O artık Türkiye ve İnsan Hakları konusunda bir otorite ve Türkiye’ye gözlemci olarak giden çeşitli heyetlerin değişmez elemanı idi. 1980 Askeri darbesi sonrasında ilk defa 1982 yılında, DISK davası hakkında rapor yazmak için Türkiye’ye gitti.
Sonra yıllarca, Askeri rejim tarafından açılan davaları izlemek için Avrupa’dan Türkiye’ye giden çeşitli heyetlerde görev almaya başladı. Katılmadığı, hakkında rapor yazmadığı siyasi dava yok gibidir.
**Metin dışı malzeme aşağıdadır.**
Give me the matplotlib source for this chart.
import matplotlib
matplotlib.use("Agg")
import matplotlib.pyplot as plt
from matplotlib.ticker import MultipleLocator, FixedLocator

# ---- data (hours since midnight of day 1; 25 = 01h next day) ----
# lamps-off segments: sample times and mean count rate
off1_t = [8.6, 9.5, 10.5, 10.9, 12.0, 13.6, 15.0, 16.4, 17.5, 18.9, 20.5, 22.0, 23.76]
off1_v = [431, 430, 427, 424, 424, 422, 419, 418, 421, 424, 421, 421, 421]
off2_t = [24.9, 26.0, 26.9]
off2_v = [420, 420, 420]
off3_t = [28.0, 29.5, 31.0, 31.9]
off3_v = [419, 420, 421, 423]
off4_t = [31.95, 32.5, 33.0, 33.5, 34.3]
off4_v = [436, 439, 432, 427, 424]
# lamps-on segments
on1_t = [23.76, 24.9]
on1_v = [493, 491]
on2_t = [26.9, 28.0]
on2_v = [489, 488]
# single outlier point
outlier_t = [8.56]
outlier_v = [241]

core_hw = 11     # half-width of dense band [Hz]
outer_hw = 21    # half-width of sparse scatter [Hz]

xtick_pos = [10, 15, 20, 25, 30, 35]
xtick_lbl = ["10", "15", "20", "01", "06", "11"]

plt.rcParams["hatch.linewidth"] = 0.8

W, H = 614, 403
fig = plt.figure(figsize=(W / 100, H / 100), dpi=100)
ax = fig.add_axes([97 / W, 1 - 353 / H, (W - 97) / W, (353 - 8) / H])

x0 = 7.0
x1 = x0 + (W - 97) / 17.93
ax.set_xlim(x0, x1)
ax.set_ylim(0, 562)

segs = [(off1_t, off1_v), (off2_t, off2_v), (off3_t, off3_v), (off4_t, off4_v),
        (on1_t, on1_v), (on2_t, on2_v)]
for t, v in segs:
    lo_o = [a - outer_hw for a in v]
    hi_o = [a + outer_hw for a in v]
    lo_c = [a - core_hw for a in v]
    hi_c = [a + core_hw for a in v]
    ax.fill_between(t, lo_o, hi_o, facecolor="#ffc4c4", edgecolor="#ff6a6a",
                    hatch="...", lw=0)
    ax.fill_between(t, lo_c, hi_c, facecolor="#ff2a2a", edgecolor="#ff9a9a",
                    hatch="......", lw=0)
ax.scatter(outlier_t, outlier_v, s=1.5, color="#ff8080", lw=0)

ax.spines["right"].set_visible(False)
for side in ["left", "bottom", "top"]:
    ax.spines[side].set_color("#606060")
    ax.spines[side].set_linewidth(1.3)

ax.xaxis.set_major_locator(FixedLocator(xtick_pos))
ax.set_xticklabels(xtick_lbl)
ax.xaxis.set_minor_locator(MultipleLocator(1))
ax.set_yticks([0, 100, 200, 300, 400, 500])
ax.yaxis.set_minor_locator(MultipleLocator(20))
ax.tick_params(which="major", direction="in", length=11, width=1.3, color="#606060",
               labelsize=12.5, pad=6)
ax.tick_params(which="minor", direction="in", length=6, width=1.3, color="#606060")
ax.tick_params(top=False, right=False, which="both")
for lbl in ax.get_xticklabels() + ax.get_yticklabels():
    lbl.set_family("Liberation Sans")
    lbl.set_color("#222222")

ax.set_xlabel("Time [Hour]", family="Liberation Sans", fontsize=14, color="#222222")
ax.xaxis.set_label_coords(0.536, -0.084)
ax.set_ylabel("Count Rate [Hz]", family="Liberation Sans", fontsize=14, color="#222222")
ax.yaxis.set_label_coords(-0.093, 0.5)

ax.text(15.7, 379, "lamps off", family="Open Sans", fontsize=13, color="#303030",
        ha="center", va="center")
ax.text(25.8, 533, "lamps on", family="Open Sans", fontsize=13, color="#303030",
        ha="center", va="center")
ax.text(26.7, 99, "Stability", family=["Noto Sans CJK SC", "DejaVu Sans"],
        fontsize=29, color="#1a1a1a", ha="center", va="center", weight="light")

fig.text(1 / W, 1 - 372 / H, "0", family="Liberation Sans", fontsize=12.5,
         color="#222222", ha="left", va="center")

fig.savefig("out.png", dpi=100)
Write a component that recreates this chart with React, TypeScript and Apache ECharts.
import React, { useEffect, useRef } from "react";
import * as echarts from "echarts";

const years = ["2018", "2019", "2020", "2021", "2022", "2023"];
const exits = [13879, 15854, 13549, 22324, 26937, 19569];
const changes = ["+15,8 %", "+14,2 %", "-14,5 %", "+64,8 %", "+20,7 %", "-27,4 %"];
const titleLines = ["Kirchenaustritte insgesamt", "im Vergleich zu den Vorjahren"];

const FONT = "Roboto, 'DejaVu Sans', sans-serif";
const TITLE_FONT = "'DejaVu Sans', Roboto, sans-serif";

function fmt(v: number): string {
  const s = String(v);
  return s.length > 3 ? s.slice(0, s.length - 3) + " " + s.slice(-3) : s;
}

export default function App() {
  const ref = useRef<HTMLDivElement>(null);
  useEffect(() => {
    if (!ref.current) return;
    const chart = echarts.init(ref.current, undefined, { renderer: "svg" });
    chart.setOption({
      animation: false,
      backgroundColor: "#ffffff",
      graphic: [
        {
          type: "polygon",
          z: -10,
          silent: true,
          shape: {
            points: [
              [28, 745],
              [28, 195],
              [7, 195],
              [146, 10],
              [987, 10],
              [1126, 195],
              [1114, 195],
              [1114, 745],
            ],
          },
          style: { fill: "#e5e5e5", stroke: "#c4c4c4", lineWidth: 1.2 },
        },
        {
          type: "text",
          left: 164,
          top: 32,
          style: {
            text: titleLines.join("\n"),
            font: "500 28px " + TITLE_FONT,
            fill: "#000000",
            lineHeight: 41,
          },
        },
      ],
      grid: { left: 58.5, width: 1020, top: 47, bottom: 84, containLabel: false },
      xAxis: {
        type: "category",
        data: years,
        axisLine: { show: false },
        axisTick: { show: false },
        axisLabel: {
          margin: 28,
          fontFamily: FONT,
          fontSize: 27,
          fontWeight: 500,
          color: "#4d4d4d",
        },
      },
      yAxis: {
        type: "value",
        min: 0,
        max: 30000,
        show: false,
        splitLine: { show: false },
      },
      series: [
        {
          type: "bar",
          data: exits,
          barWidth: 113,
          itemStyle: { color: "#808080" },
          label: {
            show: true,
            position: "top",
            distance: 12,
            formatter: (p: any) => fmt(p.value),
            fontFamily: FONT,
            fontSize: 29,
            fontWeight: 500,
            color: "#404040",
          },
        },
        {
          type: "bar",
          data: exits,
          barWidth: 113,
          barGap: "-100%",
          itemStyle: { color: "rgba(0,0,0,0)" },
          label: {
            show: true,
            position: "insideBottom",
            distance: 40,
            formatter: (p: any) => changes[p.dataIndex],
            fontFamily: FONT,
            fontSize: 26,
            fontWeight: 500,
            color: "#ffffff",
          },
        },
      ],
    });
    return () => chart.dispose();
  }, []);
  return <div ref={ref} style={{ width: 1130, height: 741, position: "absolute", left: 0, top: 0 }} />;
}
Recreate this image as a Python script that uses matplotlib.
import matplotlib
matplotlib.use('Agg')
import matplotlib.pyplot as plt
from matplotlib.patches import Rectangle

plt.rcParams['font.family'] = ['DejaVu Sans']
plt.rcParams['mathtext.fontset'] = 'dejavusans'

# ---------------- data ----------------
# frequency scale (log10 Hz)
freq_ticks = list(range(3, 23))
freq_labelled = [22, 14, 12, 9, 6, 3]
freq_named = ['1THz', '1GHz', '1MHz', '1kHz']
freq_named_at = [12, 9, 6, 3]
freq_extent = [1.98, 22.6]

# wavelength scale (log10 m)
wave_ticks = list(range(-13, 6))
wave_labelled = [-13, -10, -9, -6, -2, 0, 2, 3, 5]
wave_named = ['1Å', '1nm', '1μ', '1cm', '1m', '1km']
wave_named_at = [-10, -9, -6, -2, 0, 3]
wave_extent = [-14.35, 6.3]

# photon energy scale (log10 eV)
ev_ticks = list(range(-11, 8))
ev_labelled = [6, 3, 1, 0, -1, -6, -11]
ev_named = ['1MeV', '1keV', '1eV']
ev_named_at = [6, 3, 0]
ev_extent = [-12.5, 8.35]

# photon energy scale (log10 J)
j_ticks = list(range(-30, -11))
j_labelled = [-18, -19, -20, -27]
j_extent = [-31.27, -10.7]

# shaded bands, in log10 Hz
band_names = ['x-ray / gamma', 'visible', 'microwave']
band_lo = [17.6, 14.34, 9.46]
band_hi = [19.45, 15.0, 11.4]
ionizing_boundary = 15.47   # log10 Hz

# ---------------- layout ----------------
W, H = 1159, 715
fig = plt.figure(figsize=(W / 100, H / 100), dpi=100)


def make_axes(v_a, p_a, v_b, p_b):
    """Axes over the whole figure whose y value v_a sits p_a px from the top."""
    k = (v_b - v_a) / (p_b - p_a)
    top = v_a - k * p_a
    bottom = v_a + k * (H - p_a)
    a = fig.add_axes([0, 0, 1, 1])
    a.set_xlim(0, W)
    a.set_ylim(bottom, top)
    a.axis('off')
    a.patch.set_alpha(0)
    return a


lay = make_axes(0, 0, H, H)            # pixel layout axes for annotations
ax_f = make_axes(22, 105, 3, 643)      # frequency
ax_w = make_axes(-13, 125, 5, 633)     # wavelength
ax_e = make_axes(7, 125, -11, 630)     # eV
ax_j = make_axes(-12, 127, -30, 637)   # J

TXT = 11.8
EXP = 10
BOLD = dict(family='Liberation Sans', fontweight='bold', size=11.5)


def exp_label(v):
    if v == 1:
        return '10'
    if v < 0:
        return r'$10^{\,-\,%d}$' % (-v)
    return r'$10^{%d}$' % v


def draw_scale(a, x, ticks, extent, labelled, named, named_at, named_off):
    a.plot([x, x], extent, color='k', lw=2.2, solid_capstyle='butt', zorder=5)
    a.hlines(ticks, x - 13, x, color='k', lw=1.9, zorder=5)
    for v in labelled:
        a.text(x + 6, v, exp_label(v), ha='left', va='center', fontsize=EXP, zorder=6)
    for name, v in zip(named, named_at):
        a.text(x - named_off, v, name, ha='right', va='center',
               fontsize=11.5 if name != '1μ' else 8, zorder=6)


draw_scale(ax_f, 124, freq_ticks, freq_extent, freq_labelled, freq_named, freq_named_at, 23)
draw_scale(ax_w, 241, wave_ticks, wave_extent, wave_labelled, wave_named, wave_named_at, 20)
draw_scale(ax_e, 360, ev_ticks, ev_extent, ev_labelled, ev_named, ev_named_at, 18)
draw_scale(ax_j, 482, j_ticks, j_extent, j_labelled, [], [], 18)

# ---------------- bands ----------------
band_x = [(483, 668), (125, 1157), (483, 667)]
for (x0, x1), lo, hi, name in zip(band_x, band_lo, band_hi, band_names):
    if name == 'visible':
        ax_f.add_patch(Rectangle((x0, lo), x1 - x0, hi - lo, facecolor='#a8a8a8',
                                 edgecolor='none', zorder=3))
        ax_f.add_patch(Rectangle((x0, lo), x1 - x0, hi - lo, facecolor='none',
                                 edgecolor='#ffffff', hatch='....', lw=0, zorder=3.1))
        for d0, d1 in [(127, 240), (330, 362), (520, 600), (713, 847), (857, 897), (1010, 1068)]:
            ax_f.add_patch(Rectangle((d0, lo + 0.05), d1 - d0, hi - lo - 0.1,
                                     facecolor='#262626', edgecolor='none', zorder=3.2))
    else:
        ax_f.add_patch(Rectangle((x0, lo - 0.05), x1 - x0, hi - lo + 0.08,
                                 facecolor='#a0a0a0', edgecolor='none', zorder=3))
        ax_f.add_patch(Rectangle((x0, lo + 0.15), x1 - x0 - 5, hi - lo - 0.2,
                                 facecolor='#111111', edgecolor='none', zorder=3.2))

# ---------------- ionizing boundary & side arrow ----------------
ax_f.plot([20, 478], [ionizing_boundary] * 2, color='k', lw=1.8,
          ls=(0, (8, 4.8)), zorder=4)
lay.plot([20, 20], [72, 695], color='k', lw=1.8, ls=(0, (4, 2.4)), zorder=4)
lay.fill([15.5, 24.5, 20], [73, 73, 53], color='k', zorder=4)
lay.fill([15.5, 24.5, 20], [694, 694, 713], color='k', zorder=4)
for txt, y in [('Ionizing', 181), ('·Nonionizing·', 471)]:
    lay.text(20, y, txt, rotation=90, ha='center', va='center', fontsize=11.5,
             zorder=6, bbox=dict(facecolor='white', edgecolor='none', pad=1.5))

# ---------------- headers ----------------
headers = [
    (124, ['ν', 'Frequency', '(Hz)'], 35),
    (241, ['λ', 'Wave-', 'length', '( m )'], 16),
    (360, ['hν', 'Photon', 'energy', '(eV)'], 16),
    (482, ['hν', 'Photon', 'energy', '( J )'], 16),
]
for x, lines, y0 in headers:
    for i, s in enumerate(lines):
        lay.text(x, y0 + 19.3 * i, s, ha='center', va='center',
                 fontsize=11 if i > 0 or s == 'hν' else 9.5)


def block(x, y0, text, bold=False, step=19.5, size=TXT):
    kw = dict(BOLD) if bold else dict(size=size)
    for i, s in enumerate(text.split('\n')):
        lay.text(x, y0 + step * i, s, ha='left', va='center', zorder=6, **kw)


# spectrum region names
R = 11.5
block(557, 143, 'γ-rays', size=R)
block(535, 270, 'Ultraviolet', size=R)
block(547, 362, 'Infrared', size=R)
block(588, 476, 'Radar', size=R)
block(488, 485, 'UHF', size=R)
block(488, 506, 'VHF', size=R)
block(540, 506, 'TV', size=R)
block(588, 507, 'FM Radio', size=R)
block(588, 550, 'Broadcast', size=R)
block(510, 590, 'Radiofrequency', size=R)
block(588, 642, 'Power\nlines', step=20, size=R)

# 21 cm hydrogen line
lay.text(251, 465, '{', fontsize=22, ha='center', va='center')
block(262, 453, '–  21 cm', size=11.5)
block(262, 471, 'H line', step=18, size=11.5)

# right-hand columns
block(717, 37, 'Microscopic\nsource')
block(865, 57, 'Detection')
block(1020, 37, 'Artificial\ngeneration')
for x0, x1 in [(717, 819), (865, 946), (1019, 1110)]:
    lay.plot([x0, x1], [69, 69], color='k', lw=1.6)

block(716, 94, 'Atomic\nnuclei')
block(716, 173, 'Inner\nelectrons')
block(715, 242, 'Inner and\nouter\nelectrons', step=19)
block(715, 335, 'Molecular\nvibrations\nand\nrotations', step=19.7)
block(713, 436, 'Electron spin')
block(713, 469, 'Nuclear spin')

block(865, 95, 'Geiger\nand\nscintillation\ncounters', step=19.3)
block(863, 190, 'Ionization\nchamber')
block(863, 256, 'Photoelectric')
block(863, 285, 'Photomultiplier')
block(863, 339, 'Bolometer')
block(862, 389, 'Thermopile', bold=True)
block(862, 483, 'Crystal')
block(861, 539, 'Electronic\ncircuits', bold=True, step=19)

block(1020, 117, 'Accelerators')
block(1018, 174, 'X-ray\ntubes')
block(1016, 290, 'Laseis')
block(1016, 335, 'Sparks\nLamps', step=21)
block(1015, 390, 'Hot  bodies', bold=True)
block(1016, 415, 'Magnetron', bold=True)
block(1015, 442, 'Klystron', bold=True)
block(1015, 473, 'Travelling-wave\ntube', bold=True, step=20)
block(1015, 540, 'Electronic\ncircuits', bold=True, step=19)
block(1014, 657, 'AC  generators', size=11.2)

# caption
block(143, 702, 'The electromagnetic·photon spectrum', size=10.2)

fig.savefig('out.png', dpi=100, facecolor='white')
Türk, Kürt, Türkiyeli tüm siyasetler Helmut’u bu sırada tanıdı. Helmut, onların Avrupa’ya açılan kapısı idi.
İnsan Hakları alanında ciddi bir otoriteydi Helmut artık. Onun, 1986 yılında Af Örgütü macerası böyle başladı. Londra’ya gitti ve Af Örgütü Türkiye Masası Şefi oldu.
1990 yılına kadar orada çalıştı. Bir kaç kez ziyaretine gittim. Sonra Af Örgütünü bıraktı, işin rutinliği onu sıkmaya başlamıştı. Ayrıca Londra’yı da sevmemişti.
Birçok siyasi çalkantıdan sonra, ben de artık Hamburg’a yerleşmiştim. Helmut Londra’yı bırakmak, Almanya’ya dönmek istiyordu. Gidebileceği birçok çok yer vardı. Ama bana yakın olmak için Hamburg’a yerleşmeye karar verdi. Böylece daha sık görüşebilecektik.
1990 yılında sadece Hamburg’a yerleşmekle kalmadı; başka bir şey daha yaptı... Hapisten çıkan kardeşimin 1991 yılındaki nikahına beni temsilen gitti ve katıldı. O yıllarda fırsat buldukça Kuşadası’na gider, bizim evde kalırdı.
1991 yılında Türkiye’ye İnsan Hakları Vakfında çalışmaya başlamıştı; “niye hep başkalarının kitaplarını çeviriyorsun, sen de otur anılarını yazsana” diye çok ısrar ettim. “Dışardakiler” adlı kitabını böyle yazdı. Kitabı, onun 1977’lerden sonra yürüttüğü insan hakları mücadelesinin bir özeti gibidir.
Sevgili dostumun Türkçe yazdığı kitabı ben redakte ettim. Ufak tefek Türkçe hatalarını düzelttim.
1995’li yıllarda Mesut Yılmaz Hükümeti tarafından istenmeyen adam ilan edildi ve Türkiye’ye girişi yasaklandı.
Ben 2000’de Amerika’ya geldim, haberleşiyorduk ama artık eskisi kadar sık görüşemiyorduk.
2010 yılında Hamburg’a gittiğimde bir kaç saat de olsa buluştuk, uzun uzun dertleştik. Ve onu en son 2015 Ağustos ayında ölümcül hastalığında ziyaret ettim. Saatlerce konuştuk, eski günlerimizi yad ettik... İkimiz de son görüşmemiz olduğunu biliyorduk. Sonra bir kaç email ve telefon görüşmemiz daha oldu... Ama hepsi bu...
Helmut Türkiye İnsan Hakları mücadelesine yaptığı katkı ile anılacak, hatırlanacak; benim için ise o, elmayı sapı hariç hariç çekirdekleri ile birlikte yemeyi, rafadan pişmiş yumurtanın kabuğunu soymayı değil, bıçakla kesmeyi öğrendiğim Herford’un köylüsü olarak kalacak! Her köylü gibi, utangaç ve sıkılgan, aşık olduklarına aşık olduğunu söylemekten ürken, sırlarını paylaşmayı sevmeyen, çok alçakgönüllü güzel bir insandı. Tipik Alman denilen şey ne ise Helmut oydu ve beni de kendisi gibi tipik bir Alman yapmıştı. Rahat uyu kardeşim!